Lungo l’elenco delle parti civili già costituite: Centro studi Pio La Torre, sindacato Polizia, Rifondazione Comunista, Associazione Agende Rosse, Comune di Palemo, Presidenza della Regione Siciliana, Presidenza del Consiglio dei ministri, Associazione nazionale vittime di mafia. Hanno chiesto di potersi costituire oggi anche l’associazione Libera, il comitato Addio Pizzo, Salvatore Borsellino (a titolo di fratello del giudice Paolo, dopo che si è già costituto per l’associazione Agende Rosse che presiede), i familiari di Salvo Lima, il Comune e la Provincia di Firenze, la Regione Toscana, i familiari della vittime dei Georgofili, l’associazione Carlo La Catena (dal nome di uno dei vigili del fuoco coinvolti nelle stragi in Continente, l’associazione Giuristi democratici, il Comune di Campofelice di Roccella), l’Associazione nazionale dei testimoni di giustizia, l’associazione nazionale antimafia Riferimenti.

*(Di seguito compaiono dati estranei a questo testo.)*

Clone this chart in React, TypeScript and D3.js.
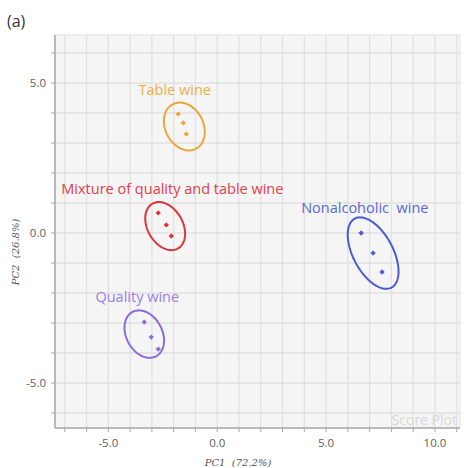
import React from "react";
import * as d3 from "d3";

const groups = ["Table wine", "Mixture of quality and table wine", "Nonalcoholic  wine", "Quality wine"];
const groupColors = ["#eba63a", "#d8363c", "#4a5bd0", "#8b6bd8"];
const labelColors = ["#efae48", "#e0404a", "#5868d2", "#9a7fe0"];

// scores (PC1, PC2) per group
const pc1Values = [
  [-1.79, -1.56, -1.42],
  [-2.71, -2.34, -2.11],
  [6.61, 7.16, 7.57],
  [-3.35, -3.03, -2.71],
];
const pc2Values = [
  [3.97, 3.67, 3.3],
  [0.67, 0.27, -0.1],
  [0.0, -0.67, -1.3],
  [-2.97, -3.47, -3.87],
];

// confidence ellipses: center and semi-axis vectors in data units
const ellipseCenterX = [-1.51, -2.39, 7.16, -3.35];
const ellipseCenterY = [3.55, 0.23, -0.67, -3.37];
const ellipseMajor = [
  [0.54, -0.74],
  [0.59, -0.745],
  [0.84, -1.15],
  [0.54, -0.74],
];
const ellipseMinor = [
  [-0.77, -0.3],
  [-0.7, -0.295],
  [-0.81, -0.31],
  [-0.73, -0.28],
];

// label anchors (data units)
const labelX = [-1.95, -2.06, 6.78, -3.67];
const labelY = [4.6, 1.3, 0.67, -2.3];

const xTicks = [-5, 0, 5, 10];
const yTicks = [-5, 0, 5];
const xTickLabels = ["-5.0", "0.0", "5.0", "10.0"];
const yTickLabels = ["-5.0", "0.0", "5.0"];

export default function App() {
  const W = 464;
  const H = 468;
  const x = d3.scaleLinear().domain([-7.45, 11.15]).range([55, 460]);
  const y = d3.scaleLinear().domain([-6.5, 6.6]).range([428, 35]);
  const font = "'Open Sans', 'Noto Sans', sans-serif";

  const minorX = d3.range(-7, 12, 1);
  const minorY = d3.range(-6, 7, 1);

  const diamond = d3.symbol().type(d3.symbolDiamond2).size(18)();
  const line = d3.line<[number, number]>().curve(d3.curveLinearClosed);

  const ellipsePath = (i: number) => {
    const pts: [number, number][] = d3.range(0, 120).map((k) => {
      const t = (k / 120) * Math.PI * 2;
      const dx = Math.cos(t) * ellipseMajor[i][0] + Math.sin(t) * ellipseMinor[i][0];
      const dy = Math.cos(t) * ellipseMajor[i][1] + Math.sin(t) * ellipseMinor[i][1];
      return [x(ellipseCenterX[i] + dx), y(ellipseCenterY[i] + dy)];
    });
    return line(pts) || "";
  };

  return (
    <svg width={W} height={H} style={{ position: "absolute", left: 0, top: 0, background: "#fff" }}>
      <text x={7} y={27} fontFamily={font} fontSize={16} fill="#333">(a)</text>
      <rect x={55} y={35} width={405} height={393} fill="#f5f5f5" stroke="#e2e2e2" />
      {minorX.map((v) => (
        <line key={"gx" + v} x1={x(v)} x2={x(v)} y1={35} y2={428} stroke="#e1e1e1" strokeWidth={1.3} />
      ))}
      {minorY.map((v) => (
        <line key={"gy" + v} x1={55} x2={460} y1={y(v)} y2={y(v)} stroke="#e1e1e1" strokeWidth={1.3} />
      ))}
      {/* axes */}
      <line x1={55} x2={55} y1={35} y2={428} stroke="#a8a8a8" strokeWidth={1.5} />
      <line x1={55} x2={460} y1={428} y2={428} stroke="#a8a8a8" strokeWidth={1.5} />
      {minorX.map((v) => (
        <line key={"tx" + v} x1={x(v)} x2={x(v)} y1={428} y2={432} stroke="#a8a8a8" />
      ))}
      {minorY.map((v) => (
        <line key={"ty" + v} x1={51} x2={55} y1={y(v)} y2={y(v)} stroke="#a8a8a8" />
      ))}
      {xTicks.map((v, i) => (
        <text key={"xl" + v} x={x(v)} y={447} textAnchor="middle" fontFamily={font} fontSize={11.5} fill="#606060">
          {xTickLabels[i]}
        </text>
      ))}
      {yTicks.map((v, i) => (
        <text key={"yl" + v} x={46} y={y(v) + 4} textAnchor="end" fontFamily={font} fontSize={11.5} fill="#606060">
          {yTickLabels[i]}
        </text>
      ))}
      <text x={238} y={466} textAnchor="middle" fontFamily="'DejaVu Serif', serif" fontStyle="italic" fontSize={10} fill="#555" style={{ whiteSpace: "pre" }}>
        PC1  (72.2%)
      </text>
      <text
        transform={`translate(19,252) rotate(-90)`}
        textAnchor="middle"
        fontFamily="'DejaVu Serif', serif"
        fontStyle="italic"
        fontSize={10}
        fill="#555"
        style={{ whiteSpace: "pre" }}
      >
        PC2  (26.8%)
      </text>
      <text x={457} y={425} textAnchor="end" fontFamily={font} fontSize={14} fill="#d8d8d8">Score Plot</text>
      {groups.map((g, i) => (
        <g key={g}>
          <path d={ellipsePath(i)} fill="none" stroke={groupColors[i]} strokeWidth={2} />
          {pc1Values[i].map((v, j) => (
            <path key={j} d={diamond} transform={`translate(${x(v)},${y(pc2Values[i][j])})`} fill={groupColors[i]} />
          ))}
          <text
            x={x(labelX[i])}
            y={y(labelY[i])}
            textAnchor="middle"
            fontFamily={font}
            fontSize={14.5}
            fill={labelColors[i]}
            style={{ whiteSpace: "pre" }}
          >
            {g}
          </text>
        </g>
      ))}
    </svg>
  );
}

Si torna in aula il prossimo 31 maggio per la seconda udienza di un processo che si annuncia lungo. Il pm Di Matteo prova a guardare lontano: “Qualora si dovessero accertare elementi di colpevolezza dello Stato, lo Stato non potrebbe nascondere eventuali responsabilità sotto al tappeto”. Fuori dall’aula bunker del carcere Pagliarelli, strapiena di giornalisti, ci sono degli striscioni. Alcuni attestano la solidarietà proprio nei confronti di Di Matteo, destinatario nei giorni scorsi, di alcune pesanti minacce. Altri riuniscono i tanti buchi neri della nostra storia repubblicana in quella che è diventata il simbolo di una stagione di misteri: l’agenda rossa di Borsellino sparita nel nulla. Fuori dal bunker scatta la contestazione nei confronti di Mancino che si allontana con l’auto di scorta al grido “vergogna, vergona”.